WASHINGTON: CIA director John Brennan said Wednesday that three bomb attacks which struck Saudi Arabia last week bore the "hallmark" of the Islamic State group, also known by its Arabic acronym Daesh.
No one has yet claimed responsibility for the attacks but observers quickly noted that the methods used resembled those of the extremist organization.
Seven people are believed to have been killed and two wounded in the Medina attacks, at a mosque in Qatif and in western Jeddah, the economic capital, not far from the US consulate.
"Those three attacks were, I think, the work of ISIL," Brennan said at an event at a Washington think tank, using the US government's preferred abbreviation for the Islamic State group.
"ISIL presents a very, very serious threat not just to Europe and the United States... but inside of Saudi Arabia," he told an audience at the Brookings Institution.

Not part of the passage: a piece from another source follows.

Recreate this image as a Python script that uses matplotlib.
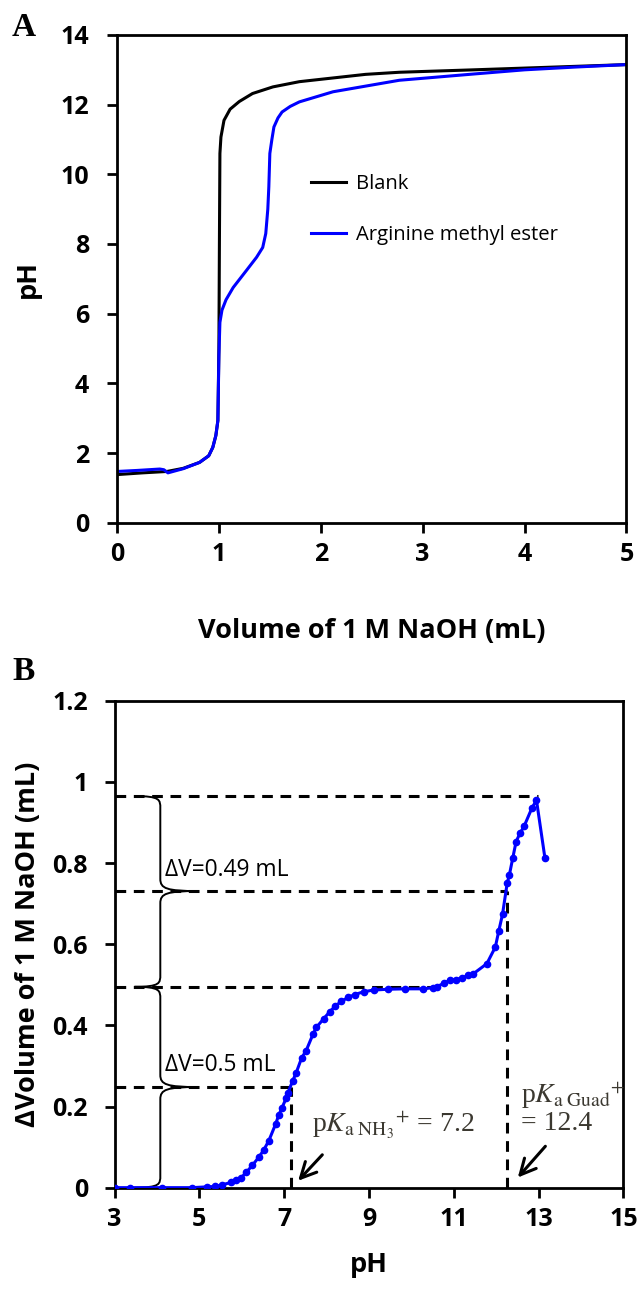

Several days after the attacks, the Saudi interior ministry announced the arrests of 19 suspects, including 12 Pakistanis.
Regional heavyweight Saudi Arabia is part of the US-led international coalition battling the IS group in Iraq and Syria.
Since March 2015, the country has also led a coalition fighting rebels in Yemen. In the past year, Saudi authorities have stepped up the arrests of extremists and in 2015 announced that they had dismantled an IS-linked group, detaining hundreds of suspects, mainly Saudis.
Saudi Arabia's top cleric, Sheikh Abdulaziz al-Sheikh, has declared the IS group to be an "enemy of Islam."